Joe Jacobs, who ran for UNC-Greensboro last year after running on the last Virginia Intermont national championship team in 2006, finished third in 55:56. He is the older brother of Lynchburg College sophomore cross country runner Pat Jacobs, who cheered him on during Saturday's race.

"People were telling me 'The Kenyans are dying. You can catch them,' but I knew (Cheeromei) was going to win once he got the lead," Jacobs said.

"That last hill was intense," he added. "It was hard to get any kind of rhythm going on it. That was tough, but it was fun. I was sure I was going to kind of tank, but I stayed within myself and I ran negative splits the whole way except the last mile, which was my second or third slowest mile."

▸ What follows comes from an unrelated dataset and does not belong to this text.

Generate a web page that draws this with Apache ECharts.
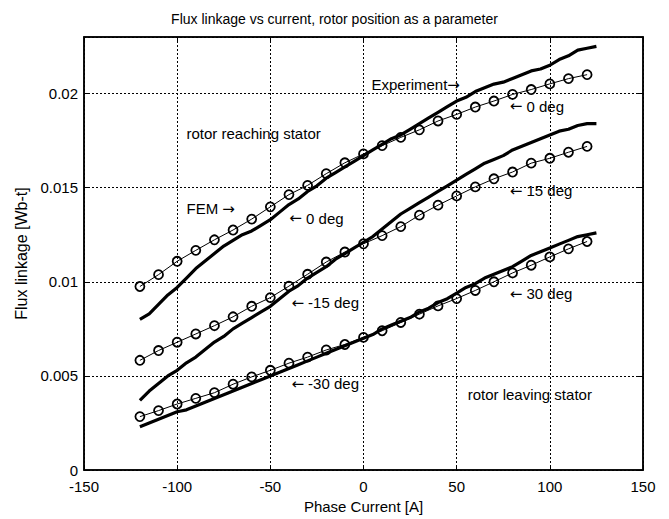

Ryan Wheeler, a Heritage High graduate, finished fifth in 59:09, beating former E.C. Glass rival and VMI teammate Danny Boyers, who came in 11th in 59:28.

"We were always neck-and-neck," Wheeler said. "He didn't have a good day."

Wheeler nearly surpassed fourth-place runner David Hryvniak (59:04) of Christiansburg on the final stretch.

"I felt good the whole way and I just started picking people off on the way back," said Wheeler, who was in eighth place after coming out of Riverside Park. "I ran negative splits for the last half of the race. I thought I was either going to bonk halfway or I was going to catch (Hryvniak). I just ran out of time."

Brendan Hogan, a graduate student at Virginia, placed sixth in 57:39 after an eighth-place finish in the Charlottesville Ten Miler last spring.

"I didn't know the course at all so it was an unpleasant surprise to see some of the hills on the way in," said the former collegiate cross country runner at St. Lawrence (N.Y.).

Like Jacobs, Hogan is training for the Dec. 8 national club cross country meet in Ohio, where he plans to run unattached against some of the nation's fastest post-collegians, as he did in 2005.